◆ EXERCISE AIM:
Tally the lines in the data that follows that include the word "page", and report nothing but the total.

* begin GIVEN RECORDS *

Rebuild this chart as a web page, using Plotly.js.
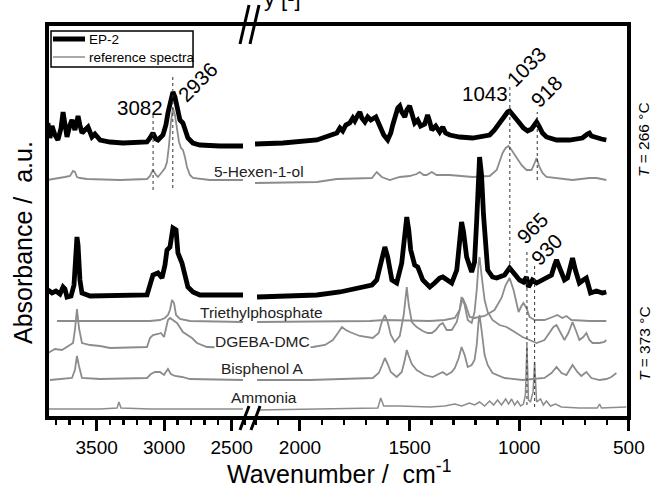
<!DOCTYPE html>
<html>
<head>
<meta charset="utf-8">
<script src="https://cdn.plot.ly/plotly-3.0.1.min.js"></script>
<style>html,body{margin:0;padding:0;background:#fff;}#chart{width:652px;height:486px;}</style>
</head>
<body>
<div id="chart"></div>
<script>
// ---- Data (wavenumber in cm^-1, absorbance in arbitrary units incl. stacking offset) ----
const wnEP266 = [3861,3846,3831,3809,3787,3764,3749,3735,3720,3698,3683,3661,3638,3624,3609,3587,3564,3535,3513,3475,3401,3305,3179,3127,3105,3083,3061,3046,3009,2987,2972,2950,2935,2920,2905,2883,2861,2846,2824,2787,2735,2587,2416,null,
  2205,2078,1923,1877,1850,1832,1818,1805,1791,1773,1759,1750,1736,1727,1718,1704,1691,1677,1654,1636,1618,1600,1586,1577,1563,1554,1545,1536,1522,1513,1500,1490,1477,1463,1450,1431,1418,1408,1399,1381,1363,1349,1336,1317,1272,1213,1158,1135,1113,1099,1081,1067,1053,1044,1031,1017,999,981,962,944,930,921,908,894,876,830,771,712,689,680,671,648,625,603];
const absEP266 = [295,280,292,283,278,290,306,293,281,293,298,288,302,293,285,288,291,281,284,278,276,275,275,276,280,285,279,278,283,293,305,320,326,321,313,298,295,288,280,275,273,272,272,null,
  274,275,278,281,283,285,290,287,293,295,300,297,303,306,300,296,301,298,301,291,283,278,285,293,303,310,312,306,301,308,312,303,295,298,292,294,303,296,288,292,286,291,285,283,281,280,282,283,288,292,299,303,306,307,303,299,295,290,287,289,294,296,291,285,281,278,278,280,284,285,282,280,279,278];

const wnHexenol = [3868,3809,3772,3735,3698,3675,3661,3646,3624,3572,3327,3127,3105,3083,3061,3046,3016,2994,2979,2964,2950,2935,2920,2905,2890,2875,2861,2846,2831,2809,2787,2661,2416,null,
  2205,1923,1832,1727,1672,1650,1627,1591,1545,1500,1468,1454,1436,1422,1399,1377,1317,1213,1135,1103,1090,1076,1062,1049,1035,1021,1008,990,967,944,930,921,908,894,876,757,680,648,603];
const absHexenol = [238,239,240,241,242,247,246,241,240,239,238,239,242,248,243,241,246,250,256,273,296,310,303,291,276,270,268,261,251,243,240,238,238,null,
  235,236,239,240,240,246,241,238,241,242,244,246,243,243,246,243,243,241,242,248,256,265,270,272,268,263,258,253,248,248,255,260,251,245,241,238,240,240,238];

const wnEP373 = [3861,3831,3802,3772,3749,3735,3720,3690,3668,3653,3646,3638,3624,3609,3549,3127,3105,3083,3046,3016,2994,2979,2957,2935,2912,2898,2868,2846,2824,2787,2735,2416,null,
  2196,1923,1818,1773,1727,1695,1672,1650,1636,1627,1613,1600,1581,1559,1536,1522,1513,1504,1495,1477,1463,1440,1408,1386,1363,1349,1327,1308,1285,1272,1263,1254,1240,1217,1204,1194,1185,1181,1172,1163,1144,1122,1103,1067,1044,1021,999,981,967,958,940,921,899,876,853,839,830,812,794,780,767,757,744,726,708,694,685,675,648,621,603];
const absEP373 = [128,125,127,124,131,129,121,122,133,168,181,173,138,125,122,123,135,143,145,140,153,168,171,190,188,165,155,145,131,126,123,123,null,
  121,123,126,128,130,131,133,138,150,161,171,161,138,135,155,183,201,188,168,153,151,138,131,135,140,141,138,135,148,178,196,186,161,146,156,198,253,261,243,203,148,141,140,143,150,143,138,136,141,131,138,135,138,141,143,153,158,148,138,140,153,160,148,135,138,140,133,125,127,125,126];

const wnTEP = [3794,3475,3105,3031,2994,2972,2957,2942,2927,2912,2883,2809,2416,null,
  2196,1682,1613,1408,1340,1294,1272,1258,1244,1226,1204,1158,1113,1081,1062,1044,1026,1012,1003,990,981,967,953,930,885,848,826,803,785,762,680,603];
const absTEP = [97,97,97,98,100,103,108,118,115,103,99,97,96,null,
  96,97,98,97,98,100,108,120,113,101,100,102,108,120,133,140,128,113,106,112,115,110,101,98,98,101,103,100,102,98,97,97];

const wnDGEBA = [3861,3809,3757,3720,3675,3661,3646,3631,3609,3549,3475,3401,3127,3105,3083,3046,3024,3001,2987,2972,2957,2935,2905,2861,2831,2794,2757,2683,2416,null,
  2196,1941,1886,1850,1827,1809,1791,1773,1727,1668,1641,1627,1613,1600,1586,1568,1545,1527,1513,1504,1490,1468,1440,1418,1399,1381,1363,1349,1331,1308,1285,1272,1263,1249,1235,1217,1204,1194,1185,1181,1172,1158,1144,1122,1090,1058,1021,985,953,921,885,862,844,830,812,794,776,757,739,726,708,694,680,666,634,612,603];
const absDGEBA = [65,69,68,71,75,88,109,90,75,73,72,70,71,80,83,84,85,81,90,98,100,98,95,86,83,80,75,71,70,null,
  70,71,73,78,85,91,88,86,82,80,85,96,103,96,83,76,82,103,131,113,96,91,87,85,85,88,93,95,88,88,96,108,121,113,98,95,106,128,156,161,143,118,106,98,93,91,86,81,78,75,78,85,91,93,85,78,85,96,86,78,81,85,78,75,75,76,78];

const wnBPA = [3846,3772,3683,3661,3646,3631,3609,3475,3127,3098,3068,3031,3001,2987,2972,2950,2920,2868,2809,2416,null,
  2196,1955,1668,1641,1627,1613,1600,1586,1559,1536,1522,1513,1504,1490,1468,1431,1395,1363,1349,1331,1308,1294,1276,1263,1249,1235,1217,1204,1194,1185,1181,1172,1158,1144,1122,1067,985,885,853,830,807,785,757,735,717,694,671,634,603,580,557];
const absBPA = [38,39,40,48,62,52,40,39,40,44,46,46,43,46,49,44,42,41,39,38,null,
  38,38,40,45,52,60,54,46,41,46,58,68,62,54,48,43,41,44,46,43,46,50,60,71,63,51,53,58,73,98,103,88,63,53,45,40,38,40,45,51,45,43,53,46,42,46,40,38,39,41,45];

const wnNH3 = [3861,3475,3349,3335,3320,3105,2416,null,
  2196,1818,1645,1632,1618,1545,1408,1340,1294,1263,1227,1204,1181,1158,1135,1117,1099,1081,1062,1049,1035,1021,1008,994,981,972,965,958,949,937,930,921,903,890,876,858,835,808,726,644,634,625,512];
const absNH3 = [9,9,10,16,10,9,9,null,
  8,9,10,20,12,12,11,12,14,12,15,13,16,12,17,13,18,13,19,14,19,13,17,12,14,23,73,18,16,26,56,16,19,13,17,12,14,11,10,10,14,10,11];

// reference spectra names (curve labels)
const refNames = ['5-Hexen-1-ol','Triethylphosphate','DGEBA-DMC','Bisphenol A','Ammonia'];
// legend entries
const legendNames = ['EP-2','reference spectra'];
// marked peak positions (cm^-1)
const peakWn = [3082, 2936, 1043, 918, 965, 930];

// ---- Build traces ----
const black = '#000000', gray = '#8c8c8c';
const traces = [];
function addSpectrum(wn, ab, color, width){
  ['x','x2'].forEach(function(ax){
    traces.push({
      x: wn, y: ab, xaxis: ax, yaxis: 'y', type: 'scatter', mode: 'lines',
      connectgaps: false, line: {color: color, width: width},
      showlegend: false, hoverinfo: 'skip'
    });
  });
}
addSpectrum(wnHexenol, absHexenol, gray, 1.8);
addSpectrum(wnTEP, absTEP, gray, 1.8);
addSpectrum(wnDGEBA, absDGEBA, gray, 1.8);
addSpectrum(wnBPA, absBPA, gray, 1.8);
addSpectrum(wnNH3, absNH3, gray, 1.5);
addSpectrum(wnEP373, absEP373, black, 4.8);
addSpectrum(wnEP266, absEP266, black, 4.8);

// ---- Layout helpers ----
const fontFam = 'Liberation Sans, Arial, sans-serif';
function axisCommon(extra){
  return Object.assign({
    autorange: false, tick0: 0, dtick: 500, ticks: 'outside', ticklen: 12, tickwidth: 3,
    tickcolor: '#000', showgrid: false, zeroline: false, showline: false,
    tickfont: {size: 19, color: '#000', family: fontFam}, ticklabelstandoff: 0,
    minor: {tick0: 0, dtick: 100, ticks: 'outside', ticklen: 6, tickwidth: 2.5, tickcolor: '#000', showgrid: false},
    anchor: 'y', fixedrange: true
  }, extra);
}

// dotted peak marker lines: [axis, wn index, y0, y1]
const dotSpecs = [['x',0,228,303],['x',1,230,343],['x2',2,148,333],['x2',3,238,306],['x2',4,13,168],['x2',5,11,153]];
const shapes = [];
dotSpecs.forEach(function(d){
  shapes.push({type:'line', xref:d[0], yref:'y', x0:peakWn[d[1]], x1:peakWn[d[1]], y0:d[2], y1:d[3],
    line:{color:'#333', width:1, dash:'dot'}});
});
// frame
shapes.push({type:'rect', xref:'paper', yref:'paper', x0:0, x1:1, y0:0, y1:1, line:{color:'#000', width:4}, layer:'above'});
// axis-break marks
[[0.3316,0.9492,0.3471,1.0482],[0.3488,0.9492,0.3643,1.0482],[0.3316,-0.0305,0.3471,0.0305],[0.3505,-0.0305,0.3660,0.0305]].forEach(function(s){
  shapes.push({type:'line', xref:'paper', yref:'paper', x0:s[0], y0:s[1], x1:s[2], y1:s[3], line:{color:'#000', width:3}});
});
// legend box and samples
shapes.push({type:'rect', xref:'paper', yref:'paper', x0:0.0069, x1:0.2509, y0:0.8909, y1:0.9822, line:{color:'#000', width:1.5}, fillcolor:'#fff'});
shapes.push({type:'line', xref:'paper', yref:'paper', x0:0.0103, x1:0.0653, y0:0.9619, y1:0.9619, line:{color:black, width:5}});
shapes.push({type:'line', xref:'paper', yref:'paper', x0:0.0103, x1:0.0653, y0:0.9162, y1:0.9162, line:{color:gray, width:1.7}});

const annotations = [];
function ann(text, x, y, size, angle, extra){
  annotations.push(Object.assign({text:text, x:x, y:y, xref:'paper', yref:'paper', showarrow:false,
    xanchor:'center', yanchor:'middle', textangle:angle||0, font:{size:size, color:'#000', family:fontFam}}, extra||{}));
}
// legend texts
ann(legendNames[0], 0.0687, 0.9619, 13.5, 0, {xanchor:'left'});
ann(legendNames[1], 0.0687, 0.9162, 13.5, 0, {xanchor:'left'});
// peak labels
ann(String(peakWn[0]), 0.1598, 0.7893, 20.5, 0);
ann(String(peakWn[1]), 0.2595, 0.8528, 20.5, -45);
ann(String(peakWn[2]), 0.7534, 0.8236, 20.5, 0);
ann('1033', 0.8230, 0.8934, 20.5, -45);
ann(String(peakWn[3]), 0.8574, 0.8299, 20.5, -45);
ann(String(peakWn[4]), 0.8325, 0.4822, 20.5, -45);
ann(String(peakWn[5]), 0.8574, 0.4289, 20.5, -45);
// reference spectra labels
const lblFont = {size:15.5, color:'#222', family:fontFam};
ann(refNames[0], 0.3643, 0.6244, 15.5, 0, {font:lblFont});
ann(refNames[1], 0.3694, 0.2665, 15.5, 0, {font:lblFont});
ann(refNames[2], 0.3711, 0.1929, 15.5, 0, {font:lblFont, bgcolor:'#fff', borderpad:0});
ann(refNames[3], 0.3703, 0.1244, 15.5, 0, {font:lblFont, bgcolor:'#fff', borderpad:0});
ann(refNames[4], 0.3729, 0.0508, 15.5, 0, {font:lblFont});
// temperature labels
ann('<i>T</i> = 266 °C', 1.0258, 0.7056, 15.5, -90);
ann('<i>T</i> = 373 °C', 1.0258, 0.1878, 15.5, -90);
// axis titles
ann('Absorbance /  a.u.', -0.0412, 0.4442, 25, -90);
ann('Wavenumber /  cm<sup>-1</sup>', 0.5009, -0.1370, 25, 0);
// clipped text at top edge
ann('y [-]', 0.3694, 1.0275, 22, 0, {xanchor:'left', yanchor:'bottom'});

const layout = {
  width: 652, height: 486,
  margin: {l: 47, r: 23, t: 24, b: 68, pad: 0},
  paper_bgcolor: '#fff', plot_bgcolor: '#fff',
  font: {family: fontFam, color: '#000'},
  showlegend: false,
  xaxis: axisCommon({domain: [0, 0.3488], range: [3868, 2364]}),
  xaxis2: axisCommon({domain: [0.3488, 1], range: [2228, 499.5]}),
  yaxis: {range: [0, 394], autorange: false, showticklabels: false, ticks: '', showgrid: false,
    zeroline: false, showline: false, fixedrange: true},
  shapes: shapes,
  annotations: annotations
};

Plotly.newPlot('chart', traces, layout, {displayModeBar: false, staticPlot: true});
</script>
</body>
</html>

* end GIVEN RECORDS *
* begin GIVEN RECORDS *

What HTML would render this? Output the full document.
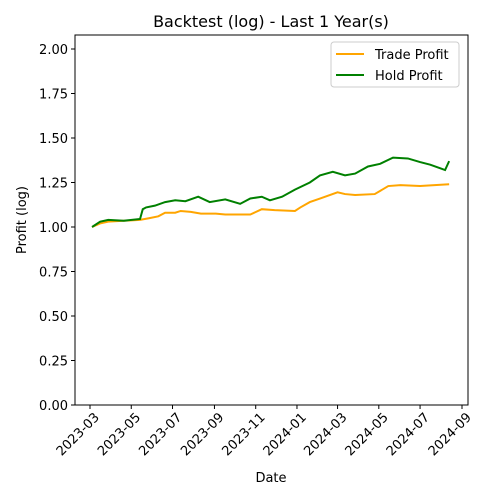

* end GIVEN RECORDS *
* begin GIVEN RECORDS *

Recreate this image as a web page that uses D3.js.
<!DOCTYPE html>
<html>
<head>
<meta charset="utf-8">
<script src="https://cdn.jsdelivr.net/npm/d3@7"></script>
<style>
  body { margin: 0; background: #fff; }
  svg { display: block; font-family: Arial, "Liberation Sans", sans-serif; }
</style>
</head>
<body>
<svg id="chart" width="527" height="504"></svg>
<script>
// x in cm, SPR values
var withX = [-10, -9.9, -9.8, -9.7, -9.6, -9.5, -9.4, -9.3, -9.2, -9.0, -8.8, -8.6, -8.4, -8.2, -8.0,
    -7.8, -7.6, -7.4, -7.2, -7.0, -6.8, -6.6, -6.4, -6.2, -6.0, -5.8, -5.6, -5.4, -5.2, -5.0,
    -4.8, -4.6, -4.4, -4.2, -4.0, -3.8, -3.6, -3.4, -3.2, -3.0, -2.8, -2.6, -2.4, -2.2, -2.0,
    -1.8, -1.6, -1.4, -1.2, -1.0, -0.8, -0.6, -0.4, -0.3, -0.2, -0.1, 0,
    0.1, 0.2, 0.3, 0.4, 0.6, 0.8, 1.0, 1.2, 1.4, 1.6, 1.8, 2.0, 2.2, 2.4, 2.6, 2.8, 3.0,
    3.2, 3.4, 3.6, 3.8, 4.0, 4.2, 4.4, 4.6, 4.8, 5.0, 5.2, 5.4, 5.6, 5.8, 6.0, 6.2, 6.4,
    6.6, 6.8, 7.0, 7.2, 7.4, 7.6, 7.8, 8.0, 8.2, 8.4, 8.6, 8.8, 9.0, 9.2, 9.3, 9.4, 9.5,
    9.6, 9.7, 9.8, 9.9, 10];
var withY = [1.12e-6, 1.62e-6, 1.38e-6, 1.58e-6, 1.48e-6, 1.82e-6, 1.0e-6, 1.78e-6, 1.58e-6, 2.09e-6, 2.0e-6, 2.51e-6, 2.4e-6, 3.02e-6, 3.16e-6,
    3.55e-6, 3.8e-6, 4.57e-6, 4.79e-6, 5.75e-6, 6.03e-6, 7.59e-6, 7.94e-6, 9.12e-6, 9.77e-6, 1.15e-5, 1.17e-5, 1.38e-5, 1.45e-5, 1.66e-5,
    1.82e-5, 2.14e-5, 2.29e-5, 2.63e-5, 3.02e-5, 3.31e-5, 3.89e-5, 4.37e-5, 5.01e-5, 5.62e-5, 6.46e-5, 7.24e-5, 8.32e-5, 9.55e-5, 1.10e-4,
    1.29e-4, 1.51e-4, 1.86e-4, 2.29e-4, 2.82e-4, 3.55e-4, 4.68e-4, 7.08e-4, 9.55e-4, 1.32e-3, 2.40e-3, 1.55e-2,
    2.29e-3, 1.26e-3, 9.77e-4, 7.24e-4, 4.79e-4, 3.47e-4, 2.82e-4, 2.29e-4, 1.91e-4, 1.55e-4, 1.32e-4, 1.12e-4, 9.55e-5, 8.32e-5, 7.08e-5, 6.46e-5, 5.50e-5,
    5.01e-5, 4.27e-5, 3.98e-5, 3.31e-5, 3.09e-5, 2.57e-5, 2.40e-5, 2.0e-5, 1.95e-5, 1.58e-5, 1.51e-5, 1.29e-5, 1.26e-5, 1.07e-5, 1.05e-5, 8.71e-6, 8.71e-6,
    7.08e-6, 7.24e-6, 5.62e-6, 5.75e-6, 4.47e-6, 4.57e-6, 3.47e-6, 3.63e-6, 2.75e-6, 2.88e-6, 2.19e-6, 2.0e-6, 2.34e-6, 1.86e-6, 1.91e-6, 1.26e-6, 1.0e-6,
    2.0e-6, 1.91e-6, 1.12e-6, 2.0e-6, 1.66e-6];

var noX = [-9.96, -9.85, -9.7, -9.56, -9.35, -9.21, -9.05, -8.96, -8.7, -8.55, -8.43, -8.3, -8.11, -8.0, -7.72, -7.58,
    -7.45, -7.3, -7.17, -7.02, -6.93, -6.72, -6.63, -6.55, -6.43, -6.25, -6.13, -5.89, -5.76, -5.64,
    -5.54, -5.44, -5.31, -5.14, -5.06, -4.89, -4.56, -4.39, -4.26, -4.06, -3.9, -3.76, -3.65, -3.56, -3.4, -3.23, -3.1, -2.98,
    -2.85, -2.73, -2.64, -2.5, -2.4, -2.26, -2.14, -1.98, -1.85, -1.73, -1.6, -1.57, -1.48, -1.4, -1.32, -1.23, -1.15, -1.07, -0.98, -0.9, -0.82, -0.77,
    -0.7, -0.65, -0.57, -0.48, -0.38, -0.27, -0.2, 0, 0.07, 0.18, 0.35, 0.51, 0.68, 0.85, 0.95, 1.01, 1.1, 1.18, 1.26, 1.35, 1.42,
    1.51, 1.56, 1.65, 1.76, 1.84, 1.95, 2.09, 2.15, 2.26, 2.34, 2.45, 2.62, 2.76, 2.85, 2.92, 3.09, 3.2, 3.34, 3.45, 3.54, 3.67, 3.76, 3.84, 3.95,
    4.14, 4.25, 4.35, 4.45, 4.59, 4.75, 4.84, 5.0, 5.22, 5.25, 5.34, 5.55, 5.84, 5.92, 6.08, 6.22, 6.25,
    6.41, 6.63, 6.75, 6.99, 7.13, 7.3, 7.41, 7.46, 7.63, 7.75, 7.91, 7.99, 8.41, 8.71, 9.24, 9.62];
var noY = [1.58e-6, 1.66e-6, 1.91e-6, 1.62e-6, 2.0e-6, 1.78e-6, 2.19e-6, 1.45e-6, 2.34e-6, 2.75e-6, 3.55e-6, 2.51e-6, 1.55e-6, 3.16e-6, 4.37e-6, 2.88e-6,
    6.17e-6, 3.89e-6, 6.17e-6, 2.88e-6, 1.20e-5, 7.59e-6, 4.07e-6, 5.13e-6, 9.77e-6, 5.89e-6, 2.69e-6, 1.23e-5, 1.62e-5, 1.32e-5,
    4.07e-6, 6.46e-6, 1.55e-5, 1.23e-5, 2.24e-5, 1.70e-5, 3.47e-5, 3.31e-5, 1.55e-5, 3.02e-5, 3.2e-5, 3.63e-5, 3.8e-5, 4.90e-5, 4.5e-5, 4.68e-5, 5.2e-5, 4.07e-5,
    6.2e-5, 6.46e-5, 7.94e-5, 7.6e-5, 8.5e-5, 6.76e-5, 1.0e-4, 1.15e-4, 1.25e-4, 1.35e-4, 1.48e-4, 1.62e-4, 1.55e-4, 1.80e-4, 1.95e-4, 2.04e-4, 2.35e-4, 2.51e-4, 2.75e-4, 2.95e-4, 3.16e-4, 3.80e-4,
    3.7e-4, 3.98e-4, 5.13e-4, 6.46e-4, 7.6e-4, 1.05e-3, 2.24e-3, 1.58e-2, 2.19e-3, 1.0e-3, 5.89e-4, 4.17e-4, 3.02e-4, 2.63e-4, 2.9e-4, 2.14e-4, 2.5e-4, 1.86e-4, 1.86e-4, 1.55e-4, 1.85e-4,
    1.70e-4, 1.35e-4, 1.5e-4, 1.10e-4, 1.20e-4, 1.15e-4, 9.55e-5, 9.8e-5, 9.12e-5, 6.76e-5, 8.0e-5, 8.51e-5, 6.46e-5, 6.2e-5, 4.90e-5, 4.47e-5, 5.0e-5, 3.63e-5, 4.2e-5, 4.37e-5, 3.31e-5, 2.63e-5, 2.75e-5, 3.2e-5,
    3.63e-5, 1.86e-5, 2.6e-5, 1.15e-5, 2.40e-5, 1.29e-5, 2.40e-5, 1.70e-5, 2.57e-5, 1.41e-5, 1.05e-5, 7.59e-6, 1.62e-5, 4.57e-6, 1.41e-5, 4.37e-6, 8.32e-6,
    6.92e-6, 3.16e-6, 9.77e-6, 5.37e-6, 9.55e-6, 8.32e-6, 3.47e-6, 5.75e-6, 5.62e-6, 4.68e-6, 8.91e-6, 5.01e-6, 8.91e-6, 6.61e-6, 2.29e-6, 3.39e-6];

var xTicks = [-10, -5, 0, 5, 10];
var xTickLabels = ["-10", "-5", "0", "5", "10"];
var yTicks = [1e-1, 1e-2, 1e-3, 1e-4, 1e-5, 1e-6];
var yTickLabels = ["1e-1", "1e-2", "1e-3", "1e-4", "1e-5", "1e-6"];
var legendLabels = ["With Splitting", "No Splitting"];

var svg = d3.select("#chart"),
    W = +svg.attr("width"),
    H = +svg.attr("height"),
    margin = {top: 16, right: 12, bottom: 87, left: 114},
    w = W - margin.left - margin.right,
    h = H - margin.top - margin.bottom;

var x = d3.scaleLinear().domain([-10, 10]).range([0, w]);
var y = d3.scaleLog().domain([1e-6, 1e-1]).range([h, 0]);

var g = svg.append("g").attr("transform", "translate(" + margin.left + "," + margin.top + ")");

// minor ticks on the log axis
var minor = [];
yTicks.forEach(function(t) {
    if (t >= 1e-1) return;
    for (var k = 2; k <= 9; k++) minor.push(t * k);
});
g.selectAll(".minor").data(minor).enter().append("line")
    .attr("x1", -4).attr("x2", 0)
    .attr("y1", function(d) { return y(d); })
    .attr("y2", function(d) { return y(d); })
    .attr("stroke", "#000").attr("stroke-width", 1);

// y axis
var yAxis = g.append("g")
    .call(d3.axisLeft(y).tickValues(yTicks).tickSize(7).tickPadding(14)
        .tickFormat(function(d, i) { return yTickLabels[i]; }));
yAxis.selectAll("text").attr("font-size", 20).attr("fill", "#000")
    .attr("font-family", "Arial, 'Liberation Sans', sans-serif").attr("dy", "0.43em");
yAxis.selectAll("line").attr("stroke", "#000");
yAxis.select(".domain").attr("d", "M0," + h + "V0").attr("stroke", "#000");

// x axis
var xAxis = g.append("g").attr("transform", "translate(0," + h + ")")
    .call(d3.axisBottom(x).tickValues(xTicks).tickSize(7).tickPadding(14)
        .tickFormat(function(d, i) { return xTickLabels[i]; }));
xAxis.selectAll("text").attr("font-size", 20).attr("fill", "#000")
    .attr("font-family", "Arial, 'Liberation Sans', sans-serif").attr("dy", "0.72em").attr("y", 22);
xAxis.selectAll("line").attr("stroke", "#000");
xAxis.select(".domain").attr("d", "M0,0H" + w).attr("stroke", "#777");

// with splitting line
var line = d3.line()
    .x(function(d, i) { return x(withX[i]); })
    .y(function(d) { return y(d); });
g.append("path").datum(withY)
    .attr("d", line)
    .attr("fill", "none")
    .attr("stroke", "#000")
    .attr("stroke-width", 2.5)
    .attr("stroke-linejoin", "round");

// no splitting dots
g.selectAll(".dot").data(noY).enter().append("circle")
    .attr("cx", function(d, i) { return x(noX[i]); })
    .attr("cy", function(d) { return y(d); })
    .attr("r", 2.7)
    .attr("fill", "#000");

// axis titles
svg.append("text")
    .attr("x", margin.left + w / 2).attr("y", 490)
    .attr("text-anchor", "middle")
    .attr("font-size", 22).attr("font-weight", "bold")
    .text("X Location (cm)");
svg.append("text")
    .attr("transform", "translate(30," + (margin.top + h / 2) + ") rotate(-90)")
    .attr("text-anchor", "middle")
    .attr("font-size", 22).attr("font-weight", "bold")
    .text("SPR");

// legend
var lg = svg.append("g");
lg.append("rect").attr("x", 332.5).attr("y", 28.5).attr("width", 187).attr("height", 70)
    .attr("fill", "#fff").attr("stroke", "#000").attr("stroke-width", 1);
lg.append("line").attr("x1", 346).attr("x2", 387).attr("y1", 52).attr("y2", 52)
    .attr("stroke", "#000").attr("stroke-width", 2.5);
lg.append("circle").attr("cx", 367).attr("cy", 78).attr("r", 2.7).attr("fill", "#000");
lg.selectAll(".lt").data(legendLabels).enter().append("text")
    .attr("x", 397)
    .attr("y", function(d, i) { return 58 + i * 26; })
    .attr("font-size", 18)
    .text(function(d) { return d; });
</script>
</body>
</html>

* end GIVEN RECORDS *

◆ RESPONSE TO THE TASK:
2